Even the government, in a rare moment of candour, once admitted that Blunkett's bureaucratic zeal was out of control. An official report in April 2000 into one of his many welfare schemes, the 'New Deal Pathfinders', warned that 'there are too many such initiatives which cause confusion in that they are not joined up'. The answer, of course, was the creation of a co-ordinating unit. And that has always been Blunkett's reflex. Thanks to his approach at the Home Office, some senior police officers can now spend every working hour trapped inside his organisational maze, moving like some Kafkaesque figure from the 'National Policing Forum' to the 'Inter-Agency Burglary Reduction Group' to the 'Central Police Training and Development Authority'. Adding to their misery are initiatives like the `National Policing Plan Performance Assessment Framework (PPAF)'; and in April 2003, the Home Office announced that one of the police's central aims must be to 'continue the development of PPAF, including the introduction of Activity Based Costing (ABC) in all forces, as well as progress improvements to Best Value Performance Indicators (BVPI)'. Perhaps with his tongue in cheek, Blunkett has also recently formed something called the 'Policing Bureaucracy Taskforce'.

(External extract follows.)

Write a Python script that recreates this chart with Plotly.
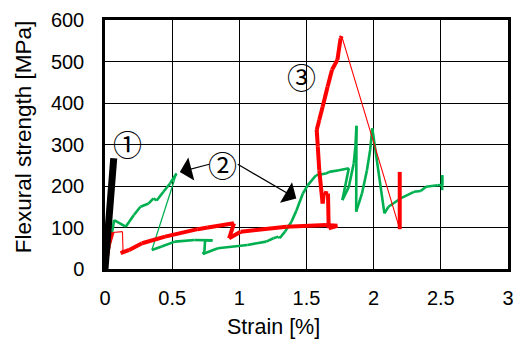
import plotly.graph_objects as go

# ---------------- data ----------------
black_x = [0.0, 0.065]
black_y = [0, 267]

red_x = [0.0, 0.03, 0.056, 0.13, 0.134, 0.117, 0.18, 0.276, 0.447, 0.69, 0.765, 0.96,
         0.924, 1.01, 1.35, 1.645, 1.73, 1.665, 1.66, 1.63, 1.62, 1.595, 1.584, 1.576,
         1.595, 1.62, 1.657, 1.69, 1.73, 1.754, 1.762, 2.194, 2.194]
red_y = [0, 60, 88, 90, 46, 38, 46, 62, 78, 96, 100, 110,
         74, 90, 102, 106, 104, 98, 182, 184, 158, 238, 295, 335,
         359, 391, 439, 480, 504, 556, 561, 96, 234]
# indices i where the segment from point i to i+1 is drawn thin
red_thin = [2, 3, 4, 30]

green_x = [0.0, 0.056, 0.068, 0.154, 0.215, 0.264, 0.325, 0.361, 0.385, 0.435, 0.484, 0.532,
           0.349, 0.422, 0.52, 0.667, 0.80, 0.745, 0.74, 0.728, 0.84, 1.06, 1.2, 1.254, 1.29,
           1.30, 1.34, 1.388, 1.424, 1.473, 1.51, 1.571, 1.644, 1.669, 1.742, 1.815, 1.767,
           1.815, 1.852, 1.864, 1.872, 1.87, 1.913, 1.95, 1.974, 1.99, 2.08, 2.11, 2.2, 2.3,
           2.35, 2.39, 2.475, 2.51, 2.51, 2.51]
green_y = [0, 94, 118, 102, 130, 150, 158, 170, 165, 186, 206, 230,
           46, 54, 66, 70, 69, 69, 42, 36, 50, 58, 66, 74, 78,
           74, 90, 114, 140, 182, 202, 226, 230, 234, 238, 243, 166,
           198, 255, 295, 345, 138, 182, 238, 287, 339, 134, 150, 170, 186,
           188, 198, 202, 202, 226, 190]
green_thin = [11]

x_ticks = [0, 0.5, 1, 1.5, 2, 2.5, 3]
x_tick_labels = ["0", "0.5", "1", "1.5", "2", "2.5", "3"]
y_ticks = [0, 100, 200, 300, 400, 500, 600]
y_tick_labels = ["0", "100", "200", "300", "400", "500", "600"]

labels = ["①", "②", "③"]
label_x = [0.166, 0.875, 1.461]
label_y = [304, 252, 464]

arrow_tip_x = [0.557, 1.424]
arrow_tip_y = [234, 170]
arrow_tail_dx = [31, -60]
arrow_tail_dy = [-8, -35]

RED = "#FF0000"
GREEN = "#00B050"


def split_segments(xs, ys, thin_idx):
    """Return (thick_x, thick_y, thin_x, thin_y) with None gaps."""
    tx, ty, nx, ny = [], [], [], []
    for i in range(len(xs) - 1):
        if i in thin_idx:
            nx += [xs[i], xs[i + 1], None]
            ny += [ys[i], ys[i + 1], None]
        else:
            tx += [xs[i], xs[i + 1], None]
            ty += [ys[i], ys[i + 1], None]
    return tx, ty, nx, ny


fig = go.Figure()

gtx, gty, gnx, gny = split_segments(green_x, green_y, green_thin)
fig.add_trace(go.Scatter(x=gnx, y=gny, mode="lines", line=dict(color=GREEN, width=1.3),
                         hoverinfo="skip", showlegend=False))
fig.add_trace(go.Scatter(x=gtx, y=gty, mode="lines", line=dict(color=GREEN, width=2.6),
                         hoverinfo="skip", showlegend=False))

rtx, rty, rnx, rny = split_segments(red_x, red_y, red_thin)
fig.add_trace(go.Scatter(x=rnx, y=rny, mode="lines", line=dict(color=RED, width=1.1),
                         hoverinfo="skip", showlegend=False))
fig.add_trace(go.Scatter(x=rtx, y=rty, mode="lines", line=dict(color=RED, width=4),
                         hoverinfo="skip", showlegend=False))

fig.add_trace(go.Scatter(x=black_x, y=black_y, mode="lines", line=dict(color="black", width=7),
                         hoverinfo="skip", showlegend=False))

annotations = []
for t, lx, ly in zip(labels, label_x, label_y):
    annotations.append(dict(x=lx, y=ly, xref="x", yref="y", text=t, showarrow=False,
                            xanchor="center", yanchor="middle",
                            font=dict(family="Noto Sans CJK JP", size=29, color="black")))
for tx_, ty_, dx, dy in zip(arrow_tip_x, arrow_tip_y, arrow_tail_dx, arrow_tail_dy):
    annotations.append(dict(x=tx_, y=ty_, xref="x", yref="y", text="", showarrow=True,
                            ax=dx, ay=dy, arrowhead=1, arrowsize=3.3, arrowwidth=1.2,
                            arrowcolor="black"))

L, R, T, B = 105, 7, 20, 71
W, H = 521, 340
pw, ph = W - L - R, H - T - B
annotations.append(dict(x=(276 - L) / pw, y=(T + ph - 327) / ph, xref="paper", yref="paper",
                        xanchor="center", yanchor="middle",
                        text="Strain [%]", showarrow=False,
                        font=dict(family="Liberation Sans", size=21.5, color="black")))
annotations.append(dict(x=(22 - L) / pw, y=(T + ph - 137) / ph, xref="paper", yref="paper",
                        xanchor="center", yanchor="middle",
                        text="Flexural strength [MPa]", showarrow=False, textangle=-90,
                        font=dict(family="Liberation Sans", size=22.5, color="black")))

fig.update_layout(
    width=W, height=H,
    margin=dict(l=L, r=R, t=T, b=B),
    paper_bgcolor="white", plot_bgcolor="white",
    showlegend=False,
    annotations=annotations,
    font=dict(family="Liberation Sans", size=20, color="black"),
)
fig.update_xaxes(range=[0, 3], tickvals=x_ticks, ticktext=x_tick_labels,
                 showgrid=True, gridcolor="black", gridwidth=1,
                 showline=True, linecolor="black", linewidth=2.5, mirror=True,
                 zeroline=False, ticks="outside", ticklen=9, tickcolor="rgba(0,0,0,0)",
                 tickfont=dict(family="Liberation Sans", size=20))
fig.update_yaxes(range=[0, 600], tickvals=y_ticks, ticktext=y_tick_labels,
                 showgrid=True, gridcolor="black", gridwidth=1,
                 showline=True, linecolor="black", linewidth=2.5, mirror=True,
                 zeroline=False, ticks="outside", ticklen=14, tickcolor="rgba(0,0,0,0)",
                 tickfont=dict(family="Liberation Sans", size=20))

fig.write_html("out.html")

It is within the Home Office itself that the malign influence of Blunkett can be most clearly seen. When Labour came to power in 1997, there were just 9,805 civil servants at the Home Office. Today, thanks mainly to Blunkett, there are 19,899, as the department becomes ever more bloated. Typical of its grotesque flabbiness is the 'Communications Directorate' which has not only a Press Office, but also an Internal Communications Unit, a Marketing and Strategic Communications Unit, an Information Services Unit and an Internal Communication Unit (ICU). Even within the ICU itself there is a Resource and Planning Section, a Projects Team and a Customer Communications Service, which in turn includes a Public Contact Section, a Business Co-ordination Section, an 'Initial Consideration Section', a 'Directory Team' and no fewer than seven 'Response Teams'. Similarly, Blunkett has set up within the Home Office a Civic Renewal Unit, which boasts that its work includes 'taking forward the proposals in the Community Capacity Building Review', 'establishing the Centre for Active Citizenship', 'creating a civil renewal network for consultation from existing channels for research information' and 'building an informal Ministerial Network to promote citizens' engagement'.

The greatest act of civic renewal that Blunkett could perform would be to demolish most of this vast, sprawling edifice. His bureaucratic obsession amounts to an abuse of the taxpayer, especially because his creations appear to be achieving so little. For all his noisy official activity, public faith in the police has never been lower and clearup rates have never been more dismal.

His tenure at education was no better, The entire British examination system has become an international joke, while employers loudly complain of the dismal standards of numeracy and literacy among schoolleavers. New Labour was meant to be a radical, modern, market-led movement, but David Blunkett represents a throwback to the sorry years of Harold Wilson's state planning and structural change, which ended in resounding failure and spiralling tax bills. But we should not have expected anything else. Blunkett's time as leader of Sheffield City Council, before he entered Parliament in 1987, was characterised by incompetence, waste and politically correct bureaucracy — and the city is still coping with the legacy of his municipal debts.

Last week voters in the North-East blew a loud raspberry at John Prescott's plans for an extension of regional government. I only wish we had a similar vote on Blunkett's institutional aggrandisement.